Where is God? Where there is tragedy, there is God. That is one of the great truths that we stand on tonight’s Maundy Thursday.
Let us pray.
Lord Jesus Christ, on this holy night, you demonstrated to us the extraordinary lengths that you would go to be with us, to save us, and to win us for your kingdom. We wondered how much God loved us and, in walking the way to suffering and death, we discovered the depth and breadth of your love.
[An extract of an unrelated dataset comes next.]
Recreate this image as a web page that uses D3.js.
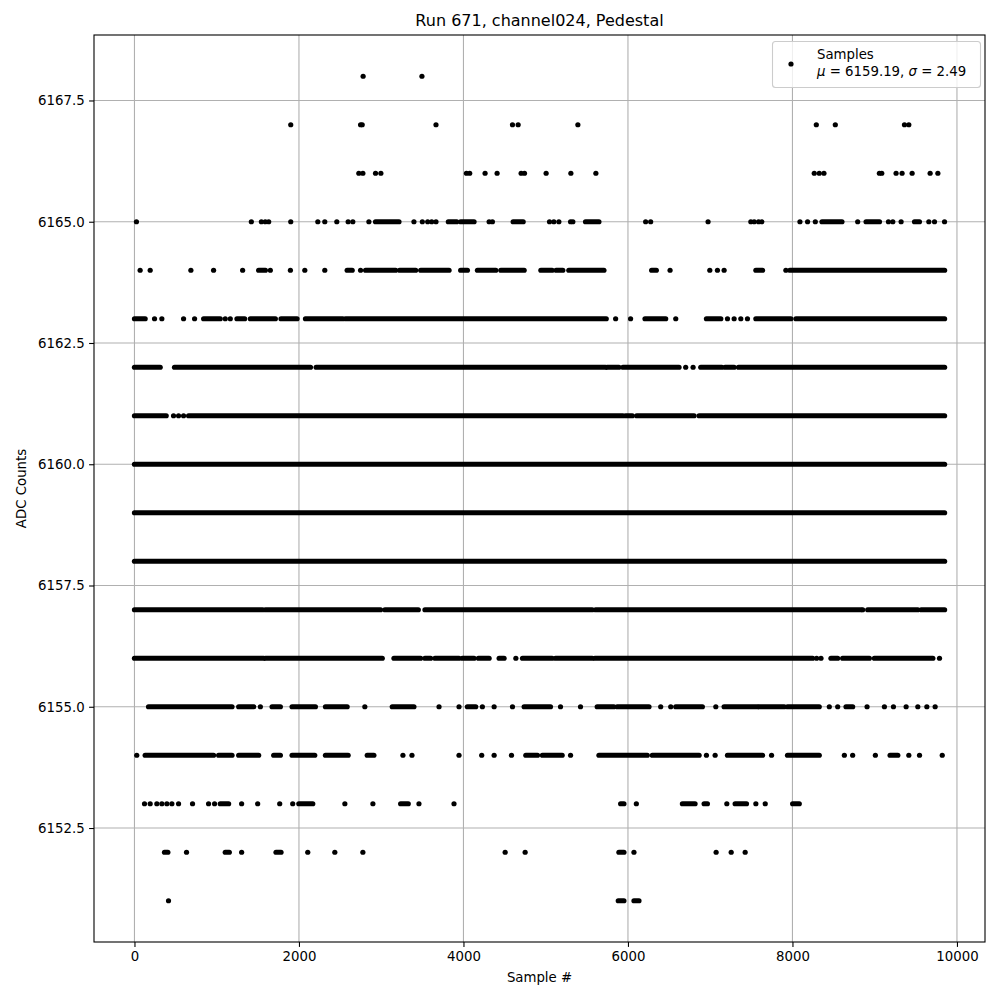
<!DOCTYPE html>
<html>
<head>
<meta charset="utf-8">
<script src="https://cdn.jsdelivr.net/npm/d3@7"></script>
<style>
    body { margin: 0; background: #fff; }
    text { font-family: 'DejaVu Sans', sans-serif; fill: #000; }
</style>
</head>
<body>
<svg id="chart" width="1000" height="1000"></svg>
<script>
// ADC levels seen in the picture, top to bottom
var levels = [6168, 6167, 6166, 6165, 6164, 6163, 6162, 6161, 6160, 6159, 6158, 6157, 6156, 6155, 6154, 6153, 6152, 6151];

// Sample numbers at each level: a number is a lone sample, [a, b] a run of samples packed together
var s6168 = [2780, 3495];
var s6167 = [1900, 2749, 2769, 3666, 4596, 4665, 5391, 8290, 8521, 9362, 9415];
var s6166 = [2728, 2777, 2931, 2996, 4036, 4076, 4263, 4409, 4701, 4742, 5005, 5306, 5610, 8265, 8326, 8383,
    9057, 9086, 9260, 9333, 9455, 9674, 9768];
var s6165 = [24, 1421, 1543, 1590, 1632, 1900, 2229, 2314, 2460, 2598, 2655, 2850, [2931, 3216], 3398, 3500, 3565,
    3614, 3666, [3816, 3918], [3966, 4129], 4312, 4352, [4604, 4726], 5046, 5099, 5160, 5302, 5330, [5484, 5647],
    6215, 6276, 6974, 7494, 7535, 7588, 7628, 8091, 8184, 8278, [8359, 8602], 8793, [8895, 9058], 9167, 9220, 9321,
    [9484, 9544], 9658, 9727, 9849];
var s6164 = [69, 191, 686, 962, 1315, [1510, 1592], 1652, 1896, 2071, 2314, [2586, 2647], 2749, [2810, 3175],
    [3224, 3419], [3480, 3825], [3966, 4048], [4170, 4393], [4454, 4738], [4941, 5078], [5127, 5208], [5281, 5708],
    [6288, 6345], 6512, 6995, 7088, 7169, [7555, 7636], 7920, [7969, 9850]];
var s6163 = [[0, 130], 244, 333, 597, 731, [841, 1043], 1104, 1165, [1246, 1340], [1409, 1713], [1782, 1977],
    [2079, 2533], [2566, 5736], 5850, 6032, [6207, 6459], 6581, [6954, 7129], 7210, 7291, 7372, 7453, [7555, 7981],
    [8042, 9850]];
var s6162 = [[0, 313], [487, 2140], [2209, 5728], [5748, 5890], [5939, 6621], 6702, 6792, [6885, 7141],
    [7181, 7291], [7344, 9850]];
var s6161 = [[0, 386], 475, 536, 597, [658, 5939], [5972, 6053], [6106, 6804], [6865, 9850]];
var s6160 = [[0, 9850]];
var s6159 = [[0, 9850]];
var s6158 = [[0, 9850]];
var s6157 = [[0, 1559], [1592, 2992], [3045, 3451], [3532, 5566], [5606, 8834], 8854, [8915, 9524], [9565, 9850]];
var s6156 = [[0, 1571], [1592, 3013], [3155, 3479], [3532, 3601], [3654, 3946], [3987, 4129], [4182, 4312],
    [4434, 4494], 4637, [4718, 5078], [5119, 5566], [5598, 8245], 8294, 8347, [8468, 8550], [8610, 8935],
    [8996, 9707], 9788];
var s6155 = [[171, 1186], [1267, 1450], 1531, [1673, 1774], [1916, 2200], [2322, 2586], 2801, [3134, 3398], 3703,
    3946, [4048, 4149], 4230, 4373, 4596, [4738, 5058], 5180, 5423, [5626, 5829], [5870, 6256], 6398, 6520,
    [6581, 6905], 7068, [7169, 7575], [7595, 7900], [7940, 8326], 8448, 8550, [8651, 8732], 8907, 9118, 9228,
    9382, 9524, 9634, 9735];
var s6154 = [28, [130, 962], [1023, 1186], [1267, 1510], [1693, 1774], [1916, 2192], [2322, 2598], [2830, 2911],
    3264, 3374, 3946, 4222, 4373, 4584, [4758, 4900], [4960, 5200], 5302, [5647, 6235], [6296, 6865], 6954, 7060,
    [7210, 7636], 7746, [7940, 8326], 8631, 8732, 9008, [9187, 9281], 9415, 9545, 9821];
var s6153 = [122, 191, 272, 333, 394, 455, 536, 706, 901, 974, [1043, 1145], 1303, 1498, 1766, 1924, [1998, 2168],
    2558, 2899, [3236, 3329], 3459, 3885, [5911, 5951], 6102, [6662, 6816], [6926, 6966], 7202, [7303, 7441],
    7555, 7669, [8002, 8083]];
var s6152 = [[365, 406], 633, [1104, 1153], 1303, [1721, 1782], 2107, 2436, 2777, 4507, 4750, [5890, 5951], 6073,
    7072, 7255, 7425];
var s6151 = [414, [5882, 5951], [6073, 6134]];

var samplesByLevel = [s6168, s6167, s6166, s6165, s6164, s6163, s6162, s6161, s6160, s6159, s6158, s6157,
    s6156, s6155, s6154, s6153, s6152, s6151];

var xTicks = [0, 2000, 4000, 6000, 8000, 10000];
var yTicks = [6152.5, 6155.0, 6157.5, 6160.0, 6162.5, 6165.0, 6167.5];

var titleText = 'Run 671, channel024, Pedestal';
var legendLabel = 'Samples';
var meanValue = 6159.19,
    sigmaValue = 2.49;

(function () {
    var svg = d3.select('#chart'),
        left = 94, right = 985, top = 35, bottom = 942,
        dotR = 2.6;

    var x = d3.scaleLinear().domain([-492, 10341]).range([left, right]),
        y = d3.scaleLinear().domain([6150.15, 6168.85]).range([bottom, top]);

    svg.append('rect')
        .attr('width', 1000).attr('height', 1000)
        .attr('fill', '#fff');

    // grid goes under the samples
    var grid = svg.append('g').attr('class', 'grid');
    grid.selectAll('line.gx')
        .data(xTicks)
        .enter().append('line')
        .attr('class', 'gx')
        .attr('x1', function (d) { return x(d); })
        .attr('x2', function (d) { return x(d); })
        .attr('y1', top).attr('y2', bottom)
        .attr('stroke', '#b0b0b0').attr('stroke-width', 1.1);
    grid.selectAll('line.gy')
        .data(yTicks)
        .enter().append('line')
        .attr('class', 'gy')
        .attr('y1', function (d) { return y(d); })
        .attr('y2', function (d) { return y(d); })
        .attr('x1', left).attr('x2', right)
        .attr('stroke', '#b0b0b0').attr('stroke-width', 1.1);

    /**
     * Flattens the per-level lists into marks
     * @return {Array} - {level, a, b} for every run or lone sample
     */
    var buildMarks = function () {
        var out = [];
        levels.forEach(function (lvl, i) {
            samplesByLevel[i].forEach(function (s) {
                if (Array.isArray(s)) {
                    out.push({level: lvl, a: s[0], b: s[1]});
                } else {
                    out.push({level: lvl, a: s, b: s});
                }
            });
        });
        return out;
    };

    var marks = buildMarks(),
        plot = svg.append('g').attr('class', 'samples');

    // runs of packed samples, drawn as capsules the width of one dot
    plot.selectAll('line')
        .data(marks.filter(function (d) { return d.b > d.a; }))
        .enter().append('line')
        .attr('x1', function (d) { return x(d.a); })
        .attr('x2', function (d) { return x(d.b); })
        .attr('y1', function (d) { return y(d.level); })
        .attr('y2', function (d) { return y(d.level); })
        .attr('stroke', '#000')
        .attr('stroke-width', dotR * 2)
        .attr('stroke-linecap', 'round');

    plot.selectAll('circle')
        .data(marks.filter(function (d) { return d.b === d.a; }))
        .enter().append('circle')
        .attr('cx', function (d) { return x(d.a); })
        .attr('cy', function (d) { return y(d.level); })
        .attr('r', dotR)
        .attr('fill', '#000');

    var xAxis = d3.axisBottom(x).tickValues(xTicks).tickSize(4.9).tickPadding(4.5).tickFormat(d3.format('d')),
        yAxis = d3.axisLeft(y).tickValues(yTicks).tickSize(4.9).tickPadding(4.5).tickFormat(d3.format('.1f'));

    var gx = svg.append('g')
        .attr('transform', 'translate(0,' + bottom + ')')
        .call(xAxis);
    var gy = svg.append('g')
        .attr('transform', 'translate(' + left + ',0)')
        .call(yAxis);
    [gx, gy].forEach(function (g) {
        g.select('.domain').remove();
        g.selectAll('line').attr('stroke', '#000').attr('stroke-width', 1.1);
        g.selectAll('text')
            .attr('font-size', '13.3px')
            .attr('font-family', "'DejaVu Sans', sans-serif")
            .attr('fill', '#000');
    });

    svg.append('rect')
        .attr('x', left).attr('y', top)
        .attr('width', right - left).attr('height', bottom - top)
        .attr('fill', 'none')
        .attr('stroke', '#000').attr('stroke-width', 1.1);

    svg.append('text')
        .attr('x', (left + right) / 2).attr('y', 26)
        .attr('text-anchor', 'middle')
        .attr('font-size', '16px')
        .text(titleText);

    svg.append('text')
        .attr('x', (left + right) / 2).attr('y', 982)
        .attr('text-anchor', 'middle')
        .attr('font-size', '13.3px')
        .text('Sample #');

    svg.append('text')
        .attr('transform', 'translate(26,' + ((top + bottom) / 2) + ') rotate(-90)')
        .attr('text-anchor', 'middle')
        .attr('font-size', '13.3px')
        .text('ADC Counts');

    // legend
    var lg = svg.append('g').attr('class', 'legend');
    lg.append('rect')
        .attr('x', 772.5).attr('y', 41.5)
        .attr('width', 208).attr('height', 46)
        .attr('rx', 3)
        .attr('fill', '#fff').attr('fill-opacity', 0.8)
        .attr('stroke', '#cccccc').attr('stroke-width', 1.1);
    lg.append('circle')
        .attr('cx', 791).attr('cy', 64)
        .attr('r', dotR)
        .attr('fill', '#000');
    lg.append('text')
        .attr('x', 817).attr('y', 59)
        .attr('font-size', '13.3px')
        .text(legendLabel);
    var stats = lg.append('text')
        .attr('x', 817).attr('y', 76)
        .attr('font-size', '13.3px');
    stats.append('tspan').attr('font-style', 'italic').text('\u03bc');
    stats.append('tspan').text(' = ' + meanValue.toFixed(2) + ', ');
    stats.append('tspan').attr('font-style', 'italic').text('\u03c3');
    stats.append('tspan').text(' = ' + sigmaValue.toFixed(2));
})();
</script>
</body>
</html>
Having come to us, having suffered with us and for us, help us to come along with you as you dare to walk the narrow way of the cross. Therefore may our tragedies be transformed in the light of your cross and resurrection, your presence, and your compassion for us. Amen.
Opening Words
There is our God,
with arms spread wide in vulnerability,
embracing the whole of life
in its every deathly reality.
There is the Christ, our God.
Gathered in those outstretched arms
is all that we are in our humanness—
all our failures and guilty secrets,
all our shame and responsibility
for the wounding to death of the innocent
in ourselves and in others.
There is the Christ, our God.
We stand in silent awe
before the power of costly life.
Benediction
Let us look to one another for support and encouragement.
Let us hold fast to our confession of hope.
Evil will not have the last word.
The threat of death cannot stop the reign of love.
Go silently from here, for there are no words that will speak of this moment in the life of God.